Admin Guide: S3 Bucket File Structure

Dataset

  • bucket_name: dataset_id prefixed with S3_BUCKET_PREFIX

    S3_BUCKET_PREFIX-dataset_id

    Example: For dataset https://rdms.cottagelabs.com/concern/datasets/2v23vt540, in S3 the id will be

    cl2-2v23vt540

  • all of the files will be inside bucket_name/

  • The metadata will be saved in metadata.json within the bucket_name bucket_name/metadata.json

CrcDataset

  • bucket_name: experiment id prefixed with S3_BUCKET_PREFIX

    S3_BUCKET_PREFIX-crc_dataset_id

    Example: For experiment https://rdms.cottagelabs.com/concern/crc_datasets/xs55mc178?locale=en, in S3 the id will be

    cl2-xs55mc178

  • Experiment

    • all of the experiment files will be inside bucket_name/
    • The metadata will be saved in metadata.json within the bucket_name bucket_name/metadata.json
  • Subject

    • sanitised_subject_name:

      • The subject title will be sanitised to follow S3 bucket naming rules.

      • After sanitising, a subject title must be unique within the experiment

        For example, Sub-001, sub-001, sub--001 will all be considered the same.

    • All of the subject files will be inside

      bucket_name/sanitised_subject_name/

    • The metadata will be saved in metadata.json within the subject folder bucket_name/sanitised_subject_name/metadata.json

  • Session

    • sanitised_session_name:

      • The session title will be sanitised to follow S3 bucket naming rules.

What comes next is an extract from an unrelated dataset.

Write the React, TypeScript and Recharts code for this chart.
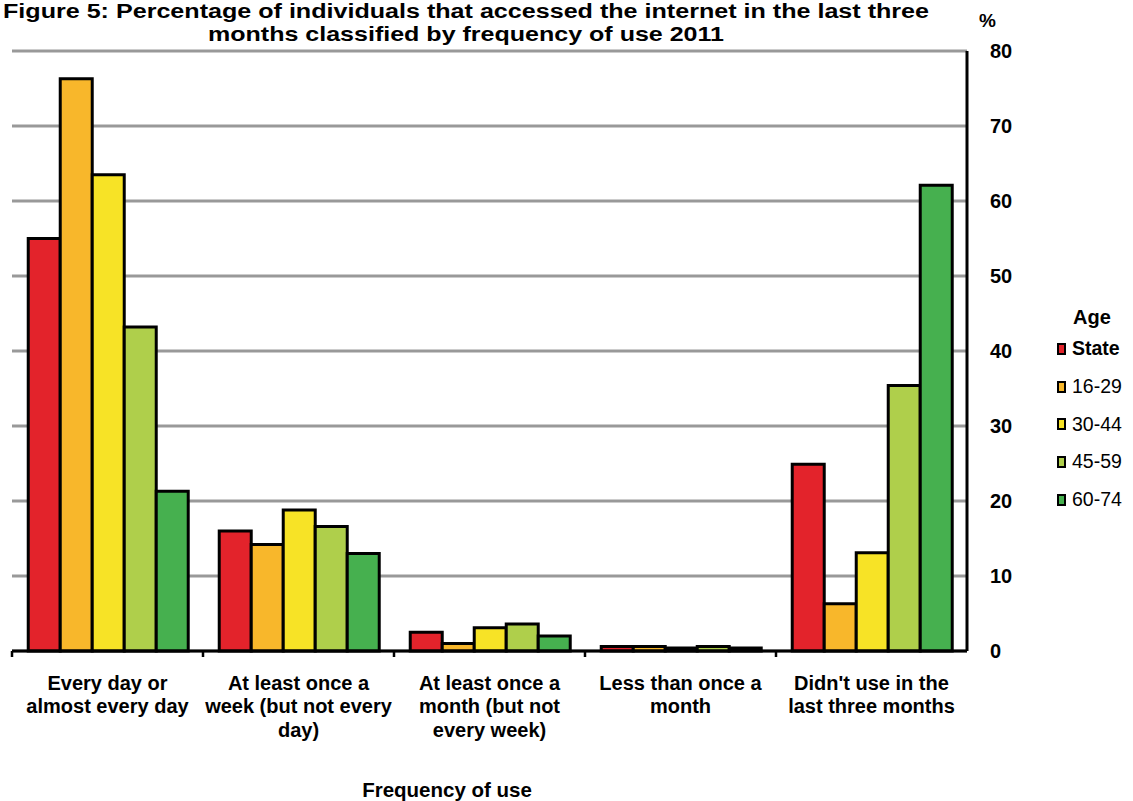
import React from 'react';
import { BarChart, Bar, XAxis, YAxis, CartesianGrid, Legend } from 'recharts';

const categories = [
  'Every day or almost every day',
  'At least once a week (but not every day)',
  'At least once a month (but not every week)',
  'Less than once a month',
  "Didn't use in the last three months",
];
const categoryLines = [
  ['Every day or', 'almost every day'],
  ['At least once a', 'week (but not every', 'day)'],
  ['At least once a', 'month (but not', 'every week)'],
  ['Less than once a', 'month'],
  ["Didn't use in the", 'last three months'],
];

const seriesNames = ['State', '16-29', '30-44', '45-59', '60-74'];
const seriesColors = ['#E3232B', '#F8B72B', '#F7E326', '#AFCF4B', '#46B04F'];

const state = [55.0, 16.0, 2.5, 0.6, 24.9];
const age1629 = [76.3, 14.2, 1.0, 0.6, 6.3];
const age3044 = [63.5, 18.8, 3.1, 0.4, 13.1];
const age4559 = [43.2, 16.6, 3.6, 0.6, 35.4];
const age6074 = [21.3, 13.0, 2.0, 0.4, 62.1];
const seriesValues = [state, age1629, age3044, age4559, age6074];

const yTicks = [0, 10, 20, 30, 40, 50, 60, 70, 80];

const FONT = '"Liberation Sans", Arial, Helvetica, sans-serif';
const W = 1133;
const H = 801;
const MARGIN = { top: 51, right: 106, left: 12, bottom: 50 };
const Y_AXIS_W = 60;
const PLOT_W = W - MARGIN.left - MARGIN.right - Y_AXIS_W;

const data = categories.map((name, i) => {
  const row: Record<string, string | number> = { name };
  seriesNames.forEach((s, k) => {
    row[s] = seriesValues[k][i];
  });
  return row;
});

function CategoryTick(props: any) {
  const { x, y, payload } = props;
  const idx = categories.indexOf(payload.value);
  const lines = categoryLines[idx] || [];
  const band = PLOT_W / categories.length;
  return (
    <g>
      <line x1={x - band / 2} x2={x - band / 2} y1={y} y2={y + 6} stroke="#000" strokeWidth={2.5} />
      <text textAnchor="middle" fill="#000" fontFamily={FONT} fontSize={20} fontWeight={700}>
        {lines.map((l, i) => (
          <tspan key={i} x={x} y={y + 38.5 + i * 23.5}>
            {l}
          </tspan>
        ))}
      </text>
    </g>
  );
}

function AgeLegend(props: any) {
  const items = [...(props.payload || [])].sort(
    (a: any, b: any) => seriesNames.indexOf(a.value) - seriesNames.indexOf(b.value)
  );
  return (
    <div style={{ fontFamily: FONT, color: '#000', width: 70 }}>
      <div style={{ height: 25, lineHeight: '25px', textAlign: 'center', fontWeight: 700, fontSize: 20 }}>Age</div>
      {items.map((p: any) => (
        <div key={p.value} style={{ height: 37.7, display: 'flex', alignItems: 'center' }}>
          <span
            style={{
              display: 'inline-block',
              width: 5,
              height: 8,
              background: p.color,
              border: '2.5px solid #000',
              marginRight: 6,
            }}
          />
          <span style={{ fontSize: 19.5, fontWeight: p.value === 'State' ? 700 : 400 }}>{p.value}</span>
        </div>
      ))}
    </div>
  );
}

export default function App() {
  return (
    <div style={{ position: 'absolute', left: 0, top: 0, width: W, height: H, background: '#fff' }}>
      <BarChart width={W} height={H} data={data} margin={MARGIN} barCategoryGap="8.5%" barGap={0}>
        <CartesianGrid horizontal vertical={false} stroke="#999" strokeWidth={3} />
        <XAxis
          dataKey="name"
          interval={0}
          height={100}
          tickSize={0}
          tickMargin={0}
          tickLine={false}
          axisLine={{ stroke: '#000', strokeWidth: 3 }}
          tick={<CategoryTick />}
        />
        <YAxis
          orientation="right"
          width={Y_AXIS_W}
          domain={[0, 80]}
          ticks={yTicks}
          interval={0}
          tickSize={0}
          tickMargin={23}
          tickLine={false}
          axisLine={{ stroke: '#000', strokeWidth: 3 }}
          tick={{ fill: '#000', fontSize: 20, fontWeight: 700, fontFamily: FONT }}
        />
        <Legend
          layout="vertical"
          align="center"
          verticalAlign="middle"
          content={<AgeLegend />}
          wrapperStyle={{ left: 1057, top: 305, width: 80 }}
        />
        {seriesNames.map((s, k) => (
          <Bar
            key={s}
            dataKey={s}
            name={s}
            fill={seriesColors[k]}
            stroke="#000"
            strokeWidth={3}
            isAnimationActive={false}
          />
        ))}
      </BarChart>
      <svg
        width={W}
        height={H}
        style={{ position: 'absolute', left: 0, top: 0, pointerEvents: 'none' }}
      >
        <g fontFamily={FONT} fontWeight={700} fill="#000" style={{ whiteSpace: 'pre' }}>
          <text x={466} y={18} textAnchor="middle" fontSize={20} textLength={926} lengthAdjust="spacingAndGlyphs">
            Figure 5: Percentage  of individuals that accessed  the internet in the last three
          </text>
          <text x={466} y={41} textAnchor="middle" fontSize={20.5} textLength={516} lengthAdjust="spacingAndGlyphs">
            months classified by frequency  of use 2011
          </text>
          <text x={979} y={27} fontSize={19}>
            %
          </text>
          <text x={447} y={797} textAnchor="middle" fontSize={20.5}>
            Frequency of use
          </text>
        </g>
      </svg>
    </div>
  );
}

      • After sanitising, a session title must be unique within the subject

        For example, Ses-001, ses-001, ses--001 will all be considered the same.

    • All of the session files will be inside

      bucket_name/sanitised_subject_name/sanitised_session_name/

    • The metadata will be saved in metadata.json within the session folder bucket_name/sanitised_subject_name/sanitised_session_name/metadata.json

  • Modality

    • sanitised_modality_name:

      • The first modality value will be copied to be the modality title.

      • The modality title will be sanitised to follow S3 bucket naming rules.

      • After sanitising, a modality title must be unique within the session.

        For example, Mod-001, mod-001, mod--001 will all be considered the same.

    • All of the modality files will be inside

      bucket_name/sanitised_subject_name/sanitised_session_name/sanitised_modality_name/

    • The metadata will be saved in metadata.json within the session folder bucket_name/sanitised_subject_name/sanitised_session_name/sanitised_modality_name/metadata.json

S3 bucket naming rules

There are rules that apply to for naming general purpose buckets and directory buckets in Amazon S3 as stated here.

We have implemented the following rules

  • Check for length (between 3 and 63 characters long)

  • Bucket names can consist only of lowercase letters, numbers, dots (.), and hyphens (-).

    • Convert title to lowercase
    • Remove any characters other than a-z, 0-9, . and -
  • Bucket names must begin and end with a letter or number.

    • Remove . or - from beginning and end
  • Bucket names must not contain two adjacent periods.

    • Replace .. with .

    • Also, replace -- with - for consistency

  • bucket names must not start with the prefix xn--

    • We would have changed this to xn-
  • Bucket names must not start with the sthree-

  • Bucket names must not end with the -s3alias

  • Bucket names must not end with the --ol-s3

    • We would have changed this to -ol-s3